Part of the reason Barneys is so focused on brick-and-mortar stores is because that's where its customer is shopping. The retailer has found that its clients prefer to shop in-store — even its a millennial customer — so while digital is a part of the plan, it has not been the only focus. (About 60 percent of its “younger customer” spending happens in-store.)

However, even if Barneys is indeed making the right bet on physical retail, finding a buyer willing to invest further may be more challenging than ever.

If owning Barneys was once analogous to owning the Yankees, it’s now more like the New York Mets: once the untouchable, unbeatable gem, it’s now the team that just can’t catch a break. While there’s a chance an outlier like Amazon — which has long held luxury aspirations — may see Barneys as a deal, the crop of investors eager to help revive its outdated model is surely small.

In the case that the company does fail to find a backer and goes ahead with a bankruptcy filing, it doesn’t mean that it will immediately vanish. Chapter 11 bankruptcy protection does just that: it protects a business from creditors so that it doesn’t have to sell off its remaining inventory at rock-bottom prices while it restructures. In the unlikely scenario that it files for Chapter 7 bankruptcy, it will have to liquidate, although the retailer’s intellectual property may still be attractive to a buyer.

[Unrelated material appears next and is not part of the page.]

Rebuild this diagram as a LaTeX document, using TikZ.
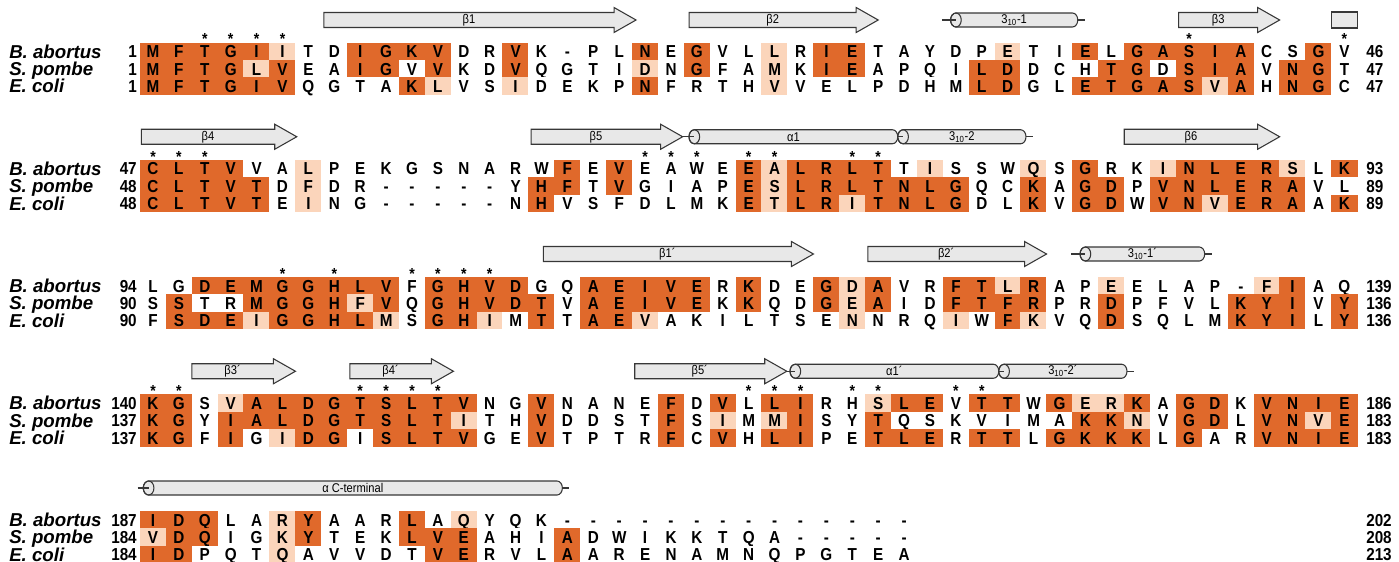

"It's a trophy asset," David Tawil, president of Maglan Capital, a hedge fund that focuses on distressed assets, told BoF earlier this year. "I don't think that any other operator is going to want to buy it. You have to get a foreign buyer… or someone very innovative."

Barneys is determined to keep moving forward. The retailer has new projects in the works, including a 50,000-square-foot store and Fred’s restaurant in New Jersey’s American Dream Mall, a $5 billion, 16-years-in-the-making development set to open this year. According to the internal board report viewed by BoF, the “New Jersey project” would be “fully subsidised by the prospective landlord.”

While a Barneys spokesperson declined to comment on the structure of the deal, she did outline several more initiatives underway, including the expansion of Freds, its popular restaurant, into more stores, as well as the opening of two new stores in Miami and Las Vegas and new locations of its cannabis lifestyle shop-in-shop, The High End.

But with the future of retail in flux, there’s no guarantee that Barneys will survive. Like many other great American fashion stores that have come before it — from Charivari to Henri Bendel to Marshall Fields — its time may simply have passed. It will be up to Barneys — and an enthusiastic new buyer — to prove that notion wrong.